One of the burdens placed on indie artists is juggling time and financial constraints, and nothing is more draining than the production and promotion (touring included) of an album, which is perhaps part of the reason why there’s a higher rate of mental health issues within the industry. “It’s very brutal. And I totally, at some point in the past few years, bankrupted myself because of music commitments,” he reveals. “I was like, ‘Well, that’s not really sustainable. How am I going to find a way to make it sustainable and enjoy the process too?’ I feel like sometimes you get caught up and say, ‘I’m going to sacrifice for now, and it’ll all be sweet and surely something great will come my way,’ but I’m just at the point now of never sacrificing a moment now for a potential future that you just can’t predict.”

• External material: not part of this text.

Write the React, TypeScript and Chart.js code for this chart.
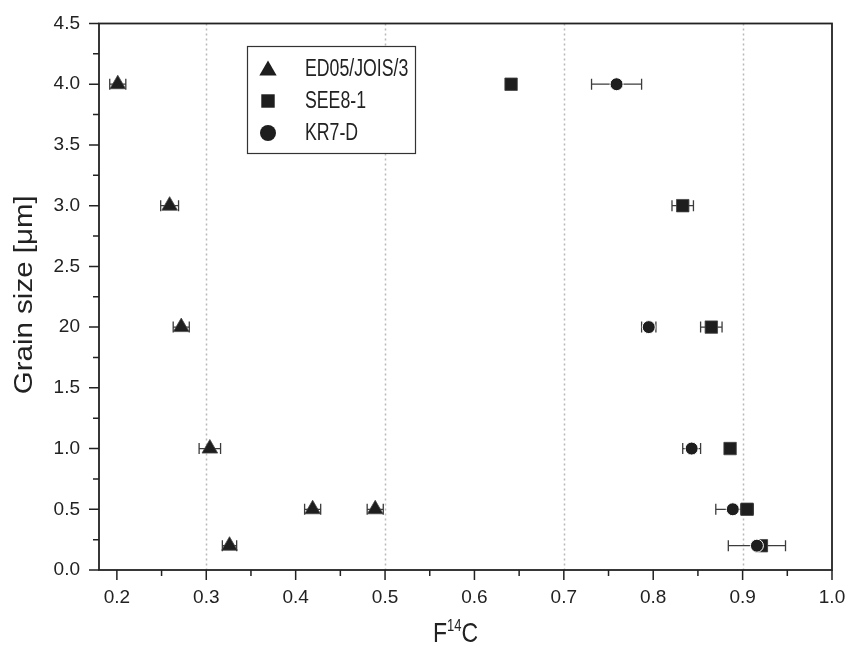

It’s a realisation that a lot of artists don’t come to and, without that, it’s easy to burn out after the initial “all or nothing stage”; a reality that means your favourite song could be sitting on a hard drive in storage. “A lot of the time, someone will send you a demo and then a couple of years will go by and they never put out the song, and I’m like, ‘Aw, man, that song was incredible. I wish it had made it out to the world.’ But, for one reason of another, whether it's the personal or financial reasons of music or just the headspace demand, people just go, ‘Nah, I can’t do it anymore.’ And they’re out.
“It depends how you approach music, but I’ve always wanted to do it for life. I always want to be doing it – it doesn’t matter in what capacity – so it’s like, 'How do you approach music so it is suitable to do for your life?' It’s not for me to put all my eggs in a musical basket, but I can’t get rid of my desire to create and every time I create something I want to share it. So what format is most conducive to doing that over a lifetime? I don’t really have the answer for that, but I guess I’ll just keep putting out albums until I can't.”